To solve the given optimization problem, we need to find the minimum and maximum values of the objective function $f(x, y) = 6x + 9y$ subject to the constraints:

• $x \geq 0$ (non-negative values of $x$),
• $y \geq 0$ (non-negative values of $y$),
• $x + y \leq 8$ (sum of $x$ and $y$ cannot exceed 8).

Steps:

1. Identify the boundary of the feasible region: The constraints define a triangular region in the first quadrant of the coordinate plane, with vertices determined by the following:

   • $x = 0, y = 0$ (origin),
   • $x = 8, y = 0$ (on the $x$-axis),
   • $x = 0, y = 8$ (on the $y$-axis),
   • Line $x + y = 8$ determines the third side of the triangle.

2. Evaluate the objective function at the vertices:

   • At $(0, 0)$, $f(0, 0) = 6(0) + 9(0) = 0$,
   • At $(8, 0)$, $f(8, 0) = 6(8) + 9(0) = 48$,
   • At $(0, 8)$, $f(0, 8) = 6(0) + 9(8) = 72$.

3. Evaluate along the line $x + y = 8$: The points along this line are of the form $(x, 8 - x)$. Substituting into the objective function: $f(x, 8 - x) = 6x + 9(8 - x) = 6x + 72 - 9x = -3x + 72.$ This is a decreasing linear function, so the minimum occurs at the largest $x$, and the maximum at the smallest $x$. Evaluating at the endpoints:

   • At $(8, 0)$, $f(8, 0) = 48$ (already computed),
   • At $(0, 8)$, $f(0, 8) = 72$ (already computed).

Conclusion:

• The minimum value of the objective function is 0, occurring at $(0, 0)$.
• The maximum value of the objective function is 72, occurring at $(0, 8)$.

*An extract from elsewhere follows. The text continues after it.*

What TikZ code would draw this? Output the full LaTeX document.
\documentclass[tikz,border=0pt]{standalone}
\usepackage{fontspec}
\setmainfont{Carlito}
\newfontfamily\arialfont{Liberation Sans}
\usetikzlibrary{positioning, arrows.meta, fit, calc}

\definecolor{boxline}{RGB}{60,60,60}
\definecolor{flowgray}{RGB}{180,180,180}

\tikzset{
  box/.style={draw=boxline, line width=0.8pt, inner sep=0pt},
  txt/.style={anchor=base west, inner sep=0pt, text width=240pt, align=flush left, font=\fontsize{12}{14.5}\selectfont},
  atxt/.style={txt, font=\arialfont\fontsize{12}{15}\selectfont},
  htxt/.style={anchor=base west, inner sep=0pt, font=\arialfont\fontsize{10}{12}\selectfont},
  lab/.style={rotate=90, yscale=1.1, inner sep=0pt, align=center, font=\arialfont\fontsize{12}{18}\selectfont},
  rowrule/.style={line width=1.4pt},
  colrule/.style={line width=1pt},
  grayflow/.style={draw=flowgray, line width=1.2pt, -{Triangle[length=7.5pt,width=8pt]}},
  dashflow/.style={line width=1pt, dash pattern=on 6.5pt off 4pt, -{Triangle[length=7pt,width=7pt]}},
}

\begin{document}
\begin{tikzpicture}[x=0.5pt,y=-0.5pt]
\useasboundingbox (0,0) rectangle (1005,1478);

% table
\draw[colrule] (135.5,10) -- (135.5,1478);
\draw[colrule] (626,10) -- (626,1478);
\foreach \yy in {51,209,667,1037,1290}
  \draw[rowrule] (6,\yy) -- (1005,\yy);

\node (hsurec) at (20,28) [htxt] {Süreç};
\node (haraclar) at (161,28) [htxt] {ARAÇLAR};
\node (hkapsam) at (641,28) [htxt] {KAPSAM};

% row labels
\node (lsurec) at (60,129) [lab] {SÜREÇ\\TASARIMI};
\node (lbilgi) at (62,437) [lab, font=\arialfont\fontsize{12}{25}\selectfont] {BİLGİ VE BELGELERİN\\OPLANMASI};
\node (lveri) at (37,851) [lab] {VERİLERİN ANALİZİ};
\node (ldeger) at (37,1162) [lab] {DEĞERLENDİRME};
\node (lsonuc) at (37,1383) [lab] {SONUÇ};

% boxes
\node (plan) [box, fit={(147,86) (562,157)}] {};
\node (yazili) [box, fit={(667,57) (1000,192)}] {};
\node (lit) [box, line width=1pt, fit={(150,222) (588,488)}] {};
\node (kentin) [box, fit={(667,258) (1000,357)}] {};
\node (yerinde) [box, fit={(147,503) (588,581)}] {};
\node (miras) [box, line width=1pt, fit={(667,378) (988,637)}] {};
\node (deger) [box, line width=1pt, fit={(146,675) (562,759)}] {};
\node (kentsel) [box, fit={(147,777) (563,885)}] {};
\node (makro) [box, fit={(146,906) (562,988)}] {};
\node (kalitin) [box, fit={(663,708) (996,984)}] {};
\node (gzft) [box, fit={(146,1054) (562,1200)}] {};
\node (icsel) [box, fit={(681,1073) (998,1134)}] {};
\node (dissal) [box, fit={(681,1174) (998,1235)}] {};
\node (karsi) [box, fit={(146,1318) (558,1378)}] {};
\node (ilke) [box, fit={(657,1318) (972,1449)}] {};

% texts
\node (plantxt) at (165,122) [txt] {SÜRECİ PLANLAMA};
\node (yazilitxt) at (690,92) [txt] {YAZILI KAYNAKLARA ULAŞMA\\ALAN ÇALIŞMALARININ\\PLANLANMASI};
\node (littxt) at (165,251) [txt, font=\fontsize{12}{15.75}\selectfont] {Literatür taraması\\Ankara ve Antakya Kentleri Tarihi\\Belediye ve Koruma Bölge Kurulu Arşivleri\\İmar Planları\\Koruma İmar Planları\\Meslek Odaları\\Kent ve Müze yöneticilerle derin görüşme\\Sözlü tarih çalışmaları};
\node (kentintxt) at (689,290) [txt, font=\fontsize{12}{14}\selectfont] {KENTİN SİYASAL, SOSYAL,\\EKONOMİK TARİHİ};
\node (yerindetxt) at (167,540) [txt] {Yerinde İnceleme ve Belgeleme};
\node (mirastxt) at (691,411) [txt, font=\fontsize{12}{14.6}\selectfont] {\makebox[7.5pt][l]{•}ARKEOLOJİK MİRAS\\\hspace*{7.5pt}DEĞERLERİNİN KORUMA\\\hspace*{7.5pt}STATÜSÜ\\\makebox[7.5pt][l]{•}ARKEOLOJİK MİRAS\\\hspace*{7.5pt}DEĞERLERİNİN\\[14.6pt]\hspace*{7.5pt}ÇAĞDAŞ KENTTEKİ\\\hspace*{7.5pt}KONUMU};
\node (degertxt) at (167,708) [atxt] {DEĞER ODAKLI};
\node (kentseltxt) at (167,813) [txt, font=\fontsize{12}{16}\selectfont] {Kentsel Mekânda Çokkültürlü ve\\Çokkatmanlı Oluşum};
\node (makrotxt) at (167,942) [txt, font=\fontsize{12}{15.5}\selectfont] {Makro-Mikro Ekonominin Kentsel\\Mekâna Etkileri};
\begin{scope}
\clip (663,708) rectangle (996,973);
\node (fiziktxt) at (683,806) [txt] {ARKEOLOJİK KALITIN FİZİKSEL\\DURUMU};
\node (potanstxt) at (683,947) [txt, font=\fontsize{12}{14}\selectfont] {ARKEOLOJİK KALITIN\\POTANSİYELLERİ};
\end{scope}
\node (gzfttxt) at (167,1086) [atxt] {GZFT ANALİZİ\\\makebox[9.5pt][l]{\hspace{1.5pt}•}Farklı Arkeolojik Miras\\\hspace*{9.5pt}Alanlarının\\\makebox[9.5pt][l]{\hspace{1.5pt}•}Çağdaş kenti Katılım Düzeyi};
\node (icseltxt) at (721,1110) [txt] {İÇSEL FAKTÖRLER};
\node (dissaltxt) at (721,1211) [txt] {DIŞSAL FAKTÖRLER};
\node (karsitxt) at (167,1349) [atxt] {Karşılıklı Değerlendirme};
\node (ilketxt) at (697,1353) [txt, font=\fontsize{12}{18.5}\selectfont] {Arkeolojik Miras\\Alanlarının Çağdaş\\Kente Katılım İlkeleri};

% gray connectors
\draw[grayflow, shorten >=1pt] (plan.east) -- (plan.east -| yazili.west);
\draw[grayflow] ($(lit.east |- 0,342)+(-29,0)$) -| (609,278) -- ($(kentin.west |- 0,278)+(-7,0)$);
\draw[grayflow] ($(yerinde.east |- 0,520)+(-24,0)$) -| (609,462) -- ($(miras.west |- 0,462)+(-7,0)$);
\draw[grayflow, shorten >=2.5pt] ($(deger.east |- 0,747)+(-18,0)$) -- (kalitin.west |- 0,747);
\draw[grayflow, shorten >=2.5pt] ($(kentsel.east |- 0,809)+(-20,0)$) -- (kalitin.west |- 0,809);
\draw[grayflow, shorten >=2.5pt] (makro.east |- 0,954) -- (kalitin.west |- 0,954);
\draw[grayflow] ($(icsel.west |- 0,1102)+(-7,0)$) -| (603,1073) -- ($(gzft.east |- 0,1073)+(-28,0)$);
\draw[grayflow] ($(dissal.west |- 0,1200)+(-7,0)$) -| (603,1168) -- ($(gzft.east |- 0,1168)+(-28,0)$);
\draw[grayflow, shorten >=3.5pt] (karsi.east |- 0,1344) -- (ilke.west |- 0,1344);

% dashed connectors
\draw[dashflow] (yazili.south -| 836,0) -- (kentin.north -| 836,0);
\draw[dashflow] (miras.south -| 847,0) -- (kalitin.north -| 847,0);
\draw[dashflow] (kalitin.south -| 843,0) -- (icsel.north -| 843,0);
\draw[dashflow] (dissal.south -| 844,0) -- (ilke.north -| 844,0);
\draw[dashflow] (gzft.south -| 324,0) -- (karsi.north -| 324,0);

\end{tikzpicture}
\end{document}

Do you want more details or have any questions?

5 Follow-up Questions:

1. How would the solution change if the objective function were different, say $f(x, y) = 7x + 5y$?
2. Can we apply this method if the region defined by the constraints is not a triangle?
3. What happens if one of the inequalities is strict, like $x + y < 8$?
4. How would the problem change if we added an additional constraint, like $x \leq 5$?
5. How do we handle optimization problems when the feasible region is unbounded?

Tip:

When solving linear programming problems geometrically, always check the vertices of the feasible region, as these give the optimal values.